Paul Jones's Funeral
THE CONTRIBUTORS’ CLUB.
IT is just a hundred years since Paul Jones entered on the fifth act, a mute and inglorious one, of his life drama. He arrived in Paris in the winter of 1789-90. In the previous year he had gone to St. Petersburg. There he was introduced by Ségur, the French ambassador, a fellow-member of the order of Cincinnatus, to the Empress Catherine, and was appointed rear-admiral in the Russian navy, much to the annoyance of the English officers, who were with difficulty deterred from resigning. He was sent out of their way to the Black Sea, where he helped to defeat the Turkish squadron. On his return to St. Petersburg, Russian jealousy led to a girl being suborned to accuse him of immorality ; he was forbidden the court, and was boycotted by fashionable society.
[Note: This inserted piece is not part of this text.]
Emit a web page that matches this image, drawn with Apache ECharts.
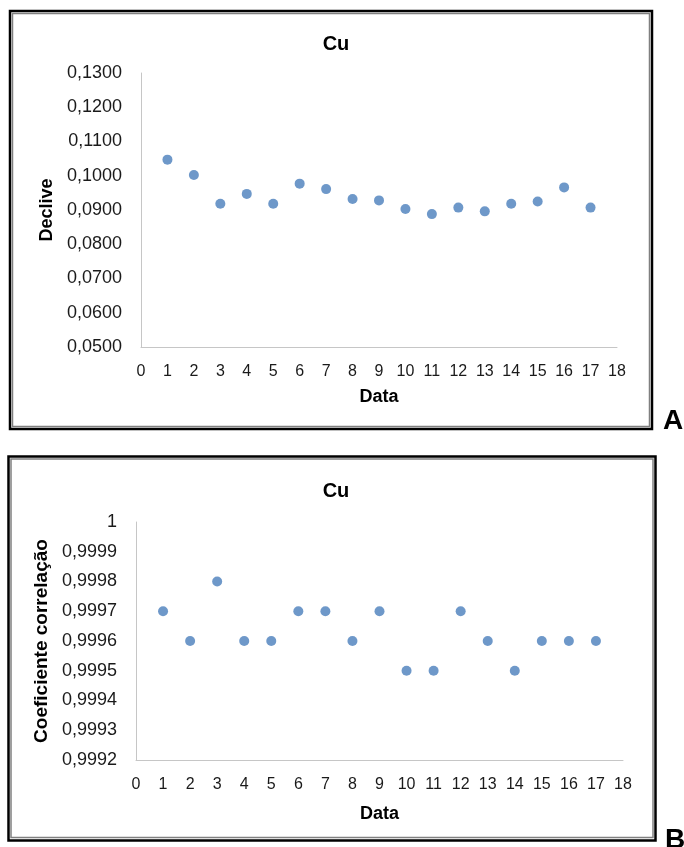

The truth soon came to light, and Jones received full reparation ; but he had had enough of a country where a man’s reputation could be thus blasted, and, receiving ostensible leave of absence, together with a pension, he went in the autumn of 1789 to Vienna. There, however, he found no opening, for Austria had no navy to speak of, and he went on to Paris. But he had no sympathy with the Revolution, nor the Revolution with him, and in lieu of the ovation which greeted him in 1780 he found himself ignored. He died July 18, 1792. Gouverneur Morris describes his illness and death, but neither Morris nor any biographer gives the funeral register. The original document was destroyed in 1871, when the Commune set fire to the Hôtel de Ville, with all its records of Parisian interments ; but, fortunately, a copy of it had been taken by Mr. Charles Read, a French antiquary of Scotch extraction, and published by him in the Correspondance Littéraire of 1859. It reads as follows : —
“ This day, 20th July, year 4 of liberty, at 8 o’clock in tlie evening, conformably to the decree of the National Assembly of yesterday, in presence of a deputation from the said Assembly, consisting of MM. Brun, president of the deputation, Bravet, Cambon, Rouyer, Brival, Deydier, Gay-Vernon, episcopal vicar of the department of Loir et Cher, Caulier, Petit, Le Josne, Robeaume, and another deputation from the consistory of the Protestants of Paris, consisting of MM. Marron, pasteur, Perreaux, Binard, Monquin, and Empaytaz, elders, was buried in the cemetery of foreign Protestants John Paul Jones, native of England and citizen of the United States of America, commodore in the service of the said States, aged 45 years, deceased the 18th of this month, at his house situate Rue de Tournon No. 42. in consequence of dropsy in the chest, in the sentiments of the Protestant religion. The said interment was made also in the presence of us, Francois Pierre Simonneau, king’s commissary in that behalf, and commissary of police of the section Ponceau, MM, Samuel Blackden, colonel of dragoons in tlie service of the United States of America, S. James Col. Mountflorence [sic], ex-major in the service of the State of North Carolina and citizen of the United States of America, Marie Jean Baptiste Benoist Beaupoil, exFrench officer living at Paris, Passage des Petits Pères No. 7, and Louis Nicolas Villeminot, officer commanding the detachment of gendarmerie grenadiers which escorted the deputation from the Assembly, and of other witnesses who have signed with us.”